As I noted, this film has no heart to it. The cast is uniformly bland, with no one providing even a modicum of charisma. There's no life coming from Bracey's Utah or Ramirez's Bodhi. The partnership between Utah and his handler, Ray Winstone's Angelo Pappas, is also lacking. As one reviewer pointed out, "a remake should not make you pine for the pairing of Keanu Reeves and Gary Busey, and yet that duo had way more chemistry and heart between them than anything happening in the remake. It's just so flat and lifeless.

Beyond that, it's also really dumb.

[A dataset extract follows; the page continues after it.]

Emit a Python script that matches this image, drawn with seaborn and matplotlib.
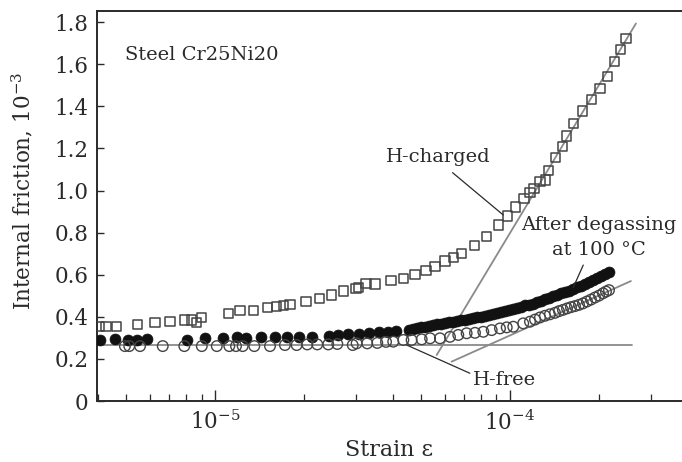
import numpy as np
import pandas as pd
import matplotlib
matplotlib.use("Agg")
import matplotlib.pyplot as plt
import matplotlib.ticker as mticker
import seaborn as sns

# ---------------- data (strain in units of 1e-5, internal friction in 1e-3) -------------
charged_strain = [0.405, 0.427, 0.464, 0.545, 0.626, 0.704, 0.787, 0.834, 0.863, 0.902,
                  1.109, 1.216, 1.349, 1.509, 1.619, 1.704, 1.795, 2.033, 2.259, 2.488,
                  2.735, 3.006, 3.062, 3.251, 3.485, 3.951, 4.348, 4.764, 5.188, 5.57,
                  6.025, 6.43, 6.86, 7.57, 8.34, 9.12, 9.79, 10.47, 11.15, 11.69,
                  12.06, 12.64, 13.21, 13.49, 14.29, 15.10, 15.56, 16.40, 17.62, 18.92,
                  20.18, 21.38, 22.59, 23.71, 24.72]
charged_q = [0.353, 0.353, 0.353, 0.364, 0.372, 0.377, 0.385, 0.385, 0.374, 0.396,
             0.417, 0.429, 0.432, 0.443, 0.451, 0.455, 0.459, 0.472, 0.488, 0.504,
             0.523, 0.535, 0.540, 0.559, 0.556, 0.572, 0.583, 0.603, 0.622, 0.641,
             0.665, 0.683, 0.702, 0.738, 0.781, 0.836, 0.879, 0.922, 0.964, 0.990,
             1.009, 1.042, 1.050, 1.094, 1.156, 1.208, 1.259, 1.319, 1.378, 1.433,
             1.486, 1.541, 1.615, 1.671, 1.723]

degassed_strain = [0.408, 0.458, 0.508, 0.543, 0.587, 0.802, 0.925, 1.067, 1.185, 1.274,
                   1.429, 1.597, 1.750, 1.931, 2.127, 2.441, 2.618, 2.831, 3.084, 3.334,
                   3.606, 3.868, 4.108,
                   4.55, 4.69, 4.84, 5.0, 5.15, 5.32, 5.49, 5.66, 5.84, 6.03,
                   6.22, 6.42, 6.62, 6.83, 7.05, 7.27, 7.5, 7.74, 7.99, 8.24,
                   8.5, 8.77, 9.05, 9.34, 9.63, 9.94, 10.25, 10.58, 10.92, 11.26,
                   11.62, 11.99, 12.37, 12.76, 13.17, 13.59, 14.02, 14.46, 14.92, 15.4,
                   15.88, 16.39, 16.91, 17.44, 18.0, 18.57, 19.16, 19.77, 20.39, 21.04, 21.7]
degassed_q = [0.290, 0.293, 0.290, 0.290, 0.293, 0.290, 0.298, 0.298, 0.303, 0.298,
              0.303, 0.303, 0.305, 0.305, 0.305, 0.309, 0.314, 0.318, 0.318, 0.324,
              0.326, 0.329, 0.334,
              0.339, 0.342, 0.346, 0.350, 0.353, 0.357, 0.361, 0.364, 0.368, 0.371,
              0.374, 0.377, 0.380, 0.383, 0.386, 0.389, 0.393, 0.397, 0.401, 0.405,
              0.409, 0.414, 0.419, 0.424, 0.429, 0.434, 0.439, 0.444, 0.449, 0.454,
              0.458, 0.463, 0.470, 0.477, 0.484, 0.491, 0.497, 0.504, 0.511, 0.517,
              0.524, 0.532, 0.540, 0.548, 0.557, 0.566, 0.575, 0.584, 0.594, 0.603, 0.612]

free_strain = [0.495, 0.512, 0.557, 0.665, 0.787, 0.902, 1.014, 1.118, 1.178, 1.241,
               1.359, 1.536, 1.726, 1.891, 2.055, 2.222, 2.421, 2.598, 2.930, 3.021,
               3.281, 3.549, 3.800, 4.02, 4.35, 4.64, 5.02, 5.36, 5.79, 6.26,
               6.68, 7.13, 7.61, 8.12, 8.67, 9.25, 9.75, 10.26, 11.09, 11.69,
               12.16, 12.64, 13.14, 13.66, 14.21, 14.66, 15.12, 15.61, 16.10, 16.61,
               17.14, 17.68, 18.24, 18.82, 19.42, 20.04, 20.67, 21.16, 21.66]
free_q = [0.261, 0.261, 0.261, 0.261, 0.261, 0.261, 0.261, 0.261, 0.261, 0.261,
          0.261, 0.261, 0.266, 0.266, 0.269, 0.269, 0.269, 0.271, 0.266, 0.274,
          0.274, 0.276, 0.281, 0.282, 0.290, 0.290, 0.293, 0.298, 0.298, 0.305,
          0.314, 0.322, 0.324, 0.329, 0.337, 0.345, 0.350, 0.353, 0.369, 0.377,
          0.387, 0.397, 0.405, 0.412, 0.419, 0.427, 0.433, 0.440, 0.446, 0.451,
          0.457, 0.464, 0.473, 0.482, 0.492, 0.501, 0.512, 0.520, 0.527]

# gray fit lines (endpoints)
charged_fit_strain = [5.643, 26.73]
charged_fit_q = [0.2185, 1.794]
free_fit_strain = [6.34, 25.7]
free_fit_q = [0.187, 0.570]
base_fit_strain = [0.40, 25.85]
base_fit_q = [0.266, 0.266]

SCALE = 1e-5

sns.set_style("ticks")
plt.rcParams["font.family"] = ["DejaVu Serif"]
plt.rcParams["mathtext.fontset"] = "dejavuserif"

fig = plt.figure(figsize=(6.82, 4.62), dpi=100)
ax = fig.add_axes([0.1422, 0.132, 0.8578, 0.844])

ink = "#2a2a2a"
gray = "#8a8a8a"

def df(xs, ys):
    return pd.DataFrame({"strain": np.asarray(xs) * SCALE, "q": ys})

for xs, ys in [(base_fit_strain, base_fit_q), (free_fit_strain, free_fit_q),
               (charged_fit_strain, charged_fit_q)]:
    sns.lineplot(data=df(xs, ys), x="strain", y="q", ax=ax, color=gray,
                 linewidth=1.3, zorder=1)

sns.scatterplot(data=df(degassed_strain, degassed_q), x="strain", y="q", ax=ax,
                marker="o", s=62, color="#111111", edgecolor="#111111", linewidth=0.5, zorder=3)
sns.scatterplot(data=df(free_strain, free_q), x="strain", y="q", ax=ax,
                marker="o", s=58, facecolor="none", edgecolor="#444444", linewidth=1.0, zorder=4)
sns.scatterplot(data=df(charged_strain, charged_q), x="strain", y="q", ax=ax,
                marker="s", s=44, facecolor="none", edgecolor="#444444", linewidth=1.1, zorder=4)

ax.set_xscale("log")
ax.set_xlim(3.98e-6, 3.83e-4)
ax.set_ylim(0, 1.853)

ax.xaxis.set_major_locator(mticker.LogLocator(base=10))
ax.xaxis.set_minor_locator(mticker.LogLocator(base=10, subs=np.arange(2, 10)))
ax.xaxis.set_major_formatter(mticker.LogFormatterMathtext())
ax.xaxis.set_minor_formatter(mticker.NullFormatter())
ax.set_yticks([0, 0.2, 0.4, 0.6, 0.8, 1.0, 1.2, 1.4, 1.6, 1.8])
ax.set_yticklabels(["0", "0.2", "0.4", "0.6", "0.8", "1.0", "1.2", "1.4", "1.6", "1.8"])

ax.tick_params(axis="both", which="both", direction="in", colors=ink, labelsize=15.5)
ax.tick_params(axis="x", which="major", length=8, width=1.0, pad=7)
ax.tick_params(axis="x", which="minor", length=5, width=0.9)
ax.tick_params(axis="y", which="major", length=5, width=1.0, pad=6)

for side in ["left", "bottom", "top"]:
    ax.spines[side].set_visible(True)
    ax.spines[side].set_color(ink)
    ax.spines[side].set_linewidth(1.4)
ax.spines["right"].set_visible(False)

ax.set_xlabel("Strain ε", fontsize=16, color=ink, labelpad=3)
ax.set_ylabel("Internal friction, 10$^{-3}$", fontsize=15.5, color=ink)
ax.yaxis.set_label_coords(-0.105, 0.54)

# annotations
fs = 14
ax.text(0.495 * SCALE, 1.644, "Steel Cr25Ni20", fontsize=fs, color=ink,
        ha="left", va="center")
ax.text(5.70 * SCALE, 1.159, "H-charged", fontsize=fs, color=ink, ha="center", va="center")
ax.text(20.04 * SCALE, 0.836, "After degassing", fontsize=fs, color=ink, ha="center", va="center")
ax.text(20.04 * SCALE, 0.717, "at 100 °C", fontsize=fs, color=ink, ha="center", va="center")
ax.text(9.55 * SCALE, 0.10, "H-free", fontsize=fs, color=ink, ha="center", va="center")

leaders_x = [[6.39, 9.49], [17.72, 16.39], [4.467, 7.31]]
leaders_y = [[1.085, 0.884], [0.646, 0.540], [0.266, 0.132]]
for lx, ly in zip(leaders_x, leaders_y):
    sns.lineplot(data=df(lx, ly), x="strain", y="q", ax=ax, color=ink,
                 linewidth=0.9, zorder=5)

fig.savefig("out.png", dpi=100)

Utah just stumbles his way through his FBI case, just so happening to pick the one set of guys that he thinks could be the master criminals, not because of anything they did but simply because, "these are the richest guys here on the waves." That's the kind of FBI work any analyst could have done from a desk, and then some operatives out in the field could keep an eye on the guys, from a distance, never letting them know they were being tracked. Instead, Utah forces his way into their ranks, stumbling through in the most obvious fashion, and they just... let him.

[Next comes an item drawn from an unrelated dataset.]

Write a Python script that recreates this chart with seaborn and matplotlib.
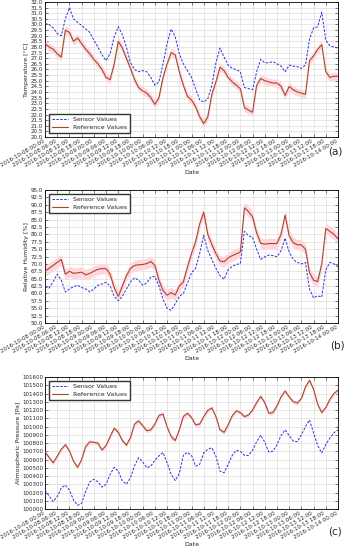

The film does try to play it off by eventually having the criminals reveal, "hey, we knew you were a cop all along, we just hoped we could turn you." But that makes no sense because they never actually have any discussions about anything even vaguely related to their criminal lives. A simple talk of, "hey, so, how do you feel about institutional capitalism and the way it grinds down the middle class?" would have done more legwork for the story than anything these vapid douche-bros say. The film wants to treat the extreme sports they perform as some kind of metaphor for their way of being -- "to ride a wave is, like, being close to god" -- but it neither says this, by having the guys comment on it even subtly (and subtle would be good as subtext is better than text), or by having the actors really perform like they just had a spiritual experience. It doesn't work.

Because of this, the stunts -- pretty as they are, sometimes -- come across as entirely lifeless. They're stunts performed simply for the sake of hitting that "required action scene" meter every few minutes before the film goes back to wandering through its own story in a daze. I did think some of the extreme stunts were interesting (if not well shot, to be honest) but there needed to be more to this film than some pretty vistas (otherwise, as I alluded to before, it comes across as just a pretty but empty travelogue).

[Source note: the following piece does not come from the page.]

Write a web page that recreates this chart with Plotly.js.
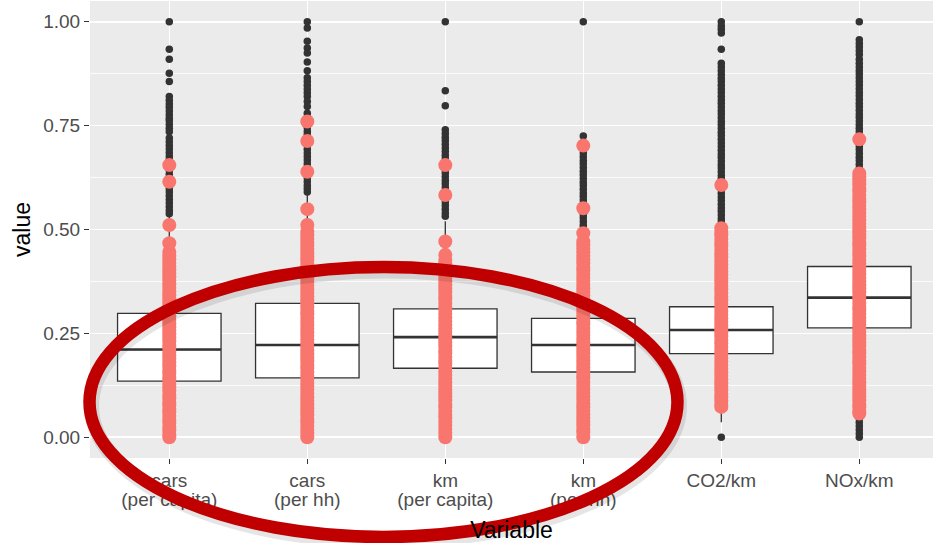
<!DOCTYPE html>
<html>
<head>
<meta charset="utf-8">
<script src="https://cdn.plot.ly/plotly-3.0.1.min.js"></script>
<style>html,body{margin:0;padding:0;background:#fff;}#chart{width:935px;height:543px;}</style>
</head>
<body>
<div id="chart"></div>
<script>
// ---- data ----
const categoryLine1 = ['cars', 'cars', 'km', 'km', 'CO2/km', 'NOx/km'];
const categoryLine2 = ['(per capita)', '(per hh)', '(per capita)', '(per hh)', '', ''];
const q1Values     = [0.135, 0.143, 0.166, 0.157, 0.201, 0.263];
const medianValues = [0.211, 0.222, 0.241, 0.222, 0.258, 0.336];
const q3Values     = [0.298, 0.322, 0.309, 0.286, 0.314, 0.411];
const lowerFences  = [0.000, 0.000, 0.000, 0.000, 0.036, 0.052];
const upperFences  = [0.540, 0.585, 0.520, 0.480, 0.480, 0.630];

// black outliers (boxplot outliers) per category
const outliers1 = [1.0, 0.934, 0.910, 0.876, 0.856, 0.82, 0.811, 0.802, 0.794, 0.785, 0.776, 0.768, 0.762, 0.753, 0.744, 0.735, 0.72, 0.711, 0.702, 0.694, 0.685, 0.676, 0.668, 0.659, 0.65, 0.642, 0.633, 0.624, 0.616, 0.607, 0.598, 0.59, 0.581, 0.572, 0.564, 0.555, 0.546, 0.538];
const outliers2 = [1.0, 0.985, 0.953, 0.937, 0.925, 0.903, 0.882, 0.865, 0.856, 0.847, 0.838, 0.829, 0.82, 0.808, 0.796, 0.78, 0.771, 0.762, 0.754, 0.745, 0.736, 0.728, 0.719, 0.71, 0.702, 0.693, 0.684, 0.676, 0.667, 0.658, 0.65, 0.641, 0.632, 0.624, 0.615, 0.606, 0.598, 0.59];
const outliers3 = [1.0, 0.834, 0.798, 0.74, 0.731, 0.722, 0.714, 0.705, 0.696, 0.688, 0.679, 0.67, 0.662, 0.653, 0.644, 0.636, 0.627, 0.618, 0.61, 0.601, 0.592, 0.584, 0.575, 0.566, 0.558, 0.549, 0.54, 0.532];
const outliers4 = [1.0, 0.725, 0.71, 0.684, 0.675, 0.666, 0.658, 0.649, 0.64, 0.632, 0.623, 0.614, 0.606, 0.597, 0.588, 0.58, 0.571, 0.562, 0.554, 0.545, 0.536, 0.528, 0.519, 0.51, 0.502, 0.493, 0.485];
const outliers5 = [1.0, 0.99, 0.982, 0.973, 0.934, 0.9, 0.891, 0.882, 0.873, 0.864, 0.856, 0.847, 0.838, 0.83, 0.821, 0.812, 0.804, 0.795, 0.786, 0.778, 0.769, 0.76, 0.752, 0.743, 0.734, 0.726, 0.717, 0.708, 0.7, 0.691, 0.682, 0.674, 0.665, 0.656, 0.648, 0.639, 0.63, 0.622, 0.613, 0.604, 0.596, 0.587, 0.578, 0.57, 0.561, 0.552, 0.544, 0.535, 0.526, 0.518, 0.509, 0.5, 0.492, 0.0];
const outliers6 = [1.0, 0.957, 0.948, 0.939, 0.93, 0.921, 0.91, 0.9, 0.891, 0.882, 0.874, 0.865, 0.856, 0.848, 0.839, 0.83, 0.822, 0.813, 0.804, 0.796, 0.787, 0.778, 0.77, 0.761, 0.752, 0.744, 0.735, 0.726, 0.718, 0.709, 0.7, 0.692, 0.683, 0.674, 0.666, 0.657, 0.648, 0.64, 0.045, 0.036, 0.027, 0.018, 0.009, 0.0];

// highlighted (salmon) observations per category
const points1 = [0.655, 0.615, 0.511, 0.467, 0.446, 0.437, 0.428, 0.42, 0.411, 0.402, 0.394, 0.385, 0.377, 0.368, 0.36, 0.351, 0.342, 0.334, 0.325, 0.317, 0.308, 0.3, 0.291, 0.282, 0.274, 0.265, 0.257, 0.248, 0.24, 0.231, 0.222, 0.214, 0.205, 0.197, 0.188, 0.18, 0.171, 0.162, 0.154, 0.145, 0.137, 0.128, 0.12, 0.111, 0.102, 0.094, 0.085, 0.077, 0.068, 0.06, 0.051, 0.042, 0.034, 0.025, 0.017, 0.008, 0.0];
const points2 = [0.76, 0.713, 0.639, 0.549, 0.511, 0.495, 0.486, 0.478, 0.469, 0.46, 0.452, 0.443, 0.434, 0.426, 0.417, 0.408, 0.4, 0.391, 0.382, 0.374, 0.365, 0.356, 0.348, 0.339, 0.33, 0.322, 0.313, 0.304, 0.296, 0.287, 0.278, 0.27, 0.261, 0.252, 0.244, 0.235, 0.226, 0.218, 0.209, 0.2, 0.192, 0.183, 0.174, 0.166, 0.157, 0.148, 0.14, 0.131, 0.122, 0.114, 0.105, 0.096, 0.088, 0.079, 0.07, 0.062, 0.053, 0.044, 0.036, 0.027, 0.018, 0.01, 0.0];
const points3 = [0.655, 0.583, 0.471, 0.439, 0.427, 0.418, 0.41, 0.401, 0.392, 0.384, 0.375, 0.366, 0.358, 0.349, 0.34, 0.332, 0.323, 0.314, 0.306, 0.297, 0.288, 0.28, 0.271, 0.262, 0.254, 0.245, 0.236, 0.228, 0.219, 0.21, 0.202, 0.193, 0.184, 0.176, 0.167, 0.158, 0.15, 0.141, 0.132, 0.124, 0.115, 0.106, 0.098, 0.089, 0.08, 0.072, 0.063, 0.054, 0.046, 0.037, 0.028, 0.02, 0.011, 0.0];
const points4 = [0.702, 0.551, 0.491, 0.471, 0.462, 0.454, 0.445, 0.436, 0.428, 0.419, 0.41, 0.402, 0.393, 0.384, 0.376, 0.367, 0.358, 0.35, 0.341, 0.332, 0.324, 0.315, 0.306, 0.298, 0.289, 0.28, 0.272, 0.263, 0.254, 0.246, 0.237, 0.228, 0.22, 0.211, 0.202, 0.194, 0.185, 0.176, 0.168, 0.159, 0.15, 0.142, 0.133, 0.124, 0.116, 0.107, 0.098, 0.09, 0.081, 0.072, 0.064, 0.055, 0.046, 0.038, 0.029, 0.02, 0.012, 0.0];
const points5 = [0.607, 0.503, 0.494, 0.486, 0.477, 0.468, 0.46, 0.451, 0.442, 0.434, 0.425, 0.416, 0.408, 0.399, 0.39, 0.382, 0.373, 0.364, 0.356, 0.347, 0.338, 0.33, 0.321, 0.312, 0.304, 0.295, 0.286, 0.278, 0.269, 0.26, 0.252, 0.243, 0.234, 0.226, 0.217, 0.208, 0.2, 0.191, 0.182, 0.174, 0.165, 0.156, 0.148, 0.139, 0.13, 0.122, 0.113, 0.104, 0.096, 0.087, 0.078, 0.073];
const points6 = [0.717, 0.635, 0.626, 0.618, 0.609, 0.6, 0.592, 0.583, 0.574, 0.566, 0.557, 0.548, 0.54, 0.531, 0.522, 0.514, 0.505, 0.496, 0.488, 0.479, 0.47, 0.462, 0.453, 0.444, 0.436, 0.427, 0.418, 0.41, 0.401, 0.392, 0.384, 0.375, 0.366, 0.358, 0.349, 0.34, 0.332, 0.323, 0.314, 0.306, 0.297, 0.288, 0.28, 0.271, 0.262, 0.254, 0.245, 0.236, 0.228, 0.219, 0.21, 0.202, 0.193, 0.184, 0.176, 0.167, 0.158, 0.15, 0.141, 0.132, 0.124, 0.115, 0.106, 0.098, 0.089, 0.08, 0.072, 0.063, 0.057];

const yTickVals = [0, 0.25, 0.5, 0.75, 1.0];

// ---- build traces ----
const xPos = categoryLine1.map((c, i) => i + 1);
const BOX_W = 0.75;
const outlierSets = [outliers1, outliers2, outliers3, outliers4, outliers5, outliers6];
const pointSets = [points1, points2, points3, points4, points5, points6];

function flatten(sets) {
  const xs = [], ys = [];
  sets.forEach((vals, i) => vals.forEach(v => { xs.push(xPos[i]); ys.push(v); }));
  return {xs, ys};
}

const boxTrace = {
  type: 'box',
  x: xPos,
  q1: q1Values, median: medianValues, q3: q3Values,
  lowerfence: lowerFences, upperfence: upperFences,
  width: BOX_W,
  boxpoints: false,
  whiskerwidth: 0,
  fillcolor: '#FFFFFF',
  line: {color: '#333333', width: 1.3},
  hoverinfo: 'skip'
};

const medX = [], medY = [];
medianValues.forEach((m, i) => {
  medX.push(xPos[i] - BOX_W / 2, xPos[i] + BOX_W / 2, null);
  medY.push(m, m, null);
});
const medianTrace = {
  type: 'scatter', mode: 'lines', x: medX, y: medY,
  line: {color: '#333333', width: 2.6}, hoverinfo: 'skip'
};

const o = flatten(outlierSets);
const outlierTrace = {
  type: 'scatter', mode: 'markers', x: o.xs, y: o.ys,
  marker: {color: '#333333', size: 7.5, line: {width: 0}}, hoverinfo: 'skip'
};

const p = flatten(pointSets);
const pointTrace = {
  type: 'scatter', mode: 'markers', x: p.xs, y: p.ys,
  marker: {color: '#F8766D', size: 14, line: {width: 0}}, hoverinfo: 'skip'
};

// empty trace so the second-line label axis is drawn
const labelAxisTrace = {type: 'scatter', mode: 'markers', x: [], y: [], xaxis: 'x2', hoverinfo: 'skip'};

// ---- layout ----
const W = 935, H = 543;
const M = {l: 90, r: 2, t: 1, b: 85};
const plotW = W - M.l - M.r, plotH = H - M.t - M.b;
function px2paperX(px) { return (px - M.l) / plotW; }
function px2paperY(py) { return (H - M.b - py) / plotH; }
const xRange = [1 - 79.3 / 138, 1 - 79.3 / 138 + plotW / 138];

// hand-drawn highlight ellipse (pixel geometry of the annotation)
const ell = {cx: 383.5, cy: 402, rx: 294, ry: 135};
const shapes = [
  {type: 'circle', xref: 'paper', yref: 'paper', layer: 'above',
   x0: px2paperX(ell.cx - ell.rx + 2), x1: px2paperX(ell.cx + ell.rx + 2),
   y0: px2paperY(ell.cy + ell.ry + 4), y1: px2paperY(ell.cy - ell.ry + 4),
   line: {color: 'rgba(0,0,0,0.10)', width: 15}},
  {type: 'circle', xref: 'paper', yref: 'paper', layer: 'above',
   x0: px2paperX(ell.cx - ell.rx), x1: px2paperX(ell.cx + ell.rx),
   y0: px2paperY(ell.cy + ell.ry), y1: px2paperY(ell.cy - ell.ry),
   line: {color: '#C00000', width: 12.5}}
];

const tickFont = {size: 19, color: '#4D4D4D'};
const layout = {
  width: W, height: H,
  margin: M,
  paper_bgcolor: '#FFFFFF',
  plot_bgcolor: '#EBEBEB',
  showlegend: false,
  hovermode: false,
  font: {family: 'Liberation Sans, Arial, sans-serif', color: '#000000'},
  xaxis: {
    range: xRange,
    tickvals: xPos, ticktext: categoryLine1,
    tickfont: tickFont,
    ticks: 'outside', ticklen: 5, tickwidth: 1.2, tickcolor: '#333333',
    showgrid: true, gridcolor: '#FFFFFF', gridwidth: 1.5,
    zeroline: false, showline: false, fixedrange: true,
    title: {text: 'Variable', font: {size: 23, color: '#000000'}, standoff: 32}
  },
  xaxis2: {
    overlaying: 'x', anchor: 'y', side: 'bottom',
    range: xRange,
    tickvals: xPos, ticktext: categoryLine2,
    tickfont: tickFont,
    ticks: '', ticklabelstandoff: 28,
    showgrid: false, zeroline: false, showline: false, fixedrange: true
  },
  yaxis: {
    range: [-0.05, 1.05],
    tickvals: yTickVals, tickformat: '.2f',
    tickfont: tickFont,
    ticks: 'outside', ticklen: 5, tickwidth: 1.2, tickcolor: '#333333',
    showgrid: true, gridcolor: '#FFFFFF', gridwidth: 1.5,
    minor: {tick0: 0.125, dtick: 0.25, showgrid: true, gridcolor: '#FFFFFF', gridwidth: 0.8, ticks: ''},
    zeroline: false, showline: false, fixedrange: true,
    title: {text: 'value', font: {size: 23, color: '#000000'}, standoff: 6}
  },
  shapes: shapes
};

Plotly.newPlot('chart', [boxTrace, medianTrace, outlierTrace, pointTrace, labelAxisTrace], layout, {displayModeBar: false, staticPlot: true});
</script>
</body>
</html>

Plus... I know this is pedantic, but am FBI agent shouldn't be on this case. It made sense in the original film for an FBI agent to be after a bunch of California surf bros when the FBI is a domestic agency and bank robbery absolutely falls under the kinds of cases the FBI handles. That's their whole jurisdiction. But the FBI wouldn't get involved in international crime (that should really be the CIA or, more realistically, Interpol) and they absolutely wouldn't be the lead on a case of a Treasury plane being robbed (even if, technically, the plane would be U.S. "real estate") as that falls under the purview of the Treasury (i.e. the U.S. Secret Service). I get that Utah was an FBI agent in the original film, but the second you move the action to Europe you've completely ruined the whole concept of your film. It just doesn't work.

Frankly, nothing about this film works at all. The acting is trash, the plot is nonexistent (and falls apart even under mild scrutiny), and the action is ho-hum )when it happens at all). Considering the far better original, as well as the whole of the Fast & Furious franchise, this is a remake that simply didn't need to exist. All of the studios involved clearly thought they could make their own Fast & Furious but they failed to understand why that film (or the 1991 original movie) worked. They would have been better off not trying at all.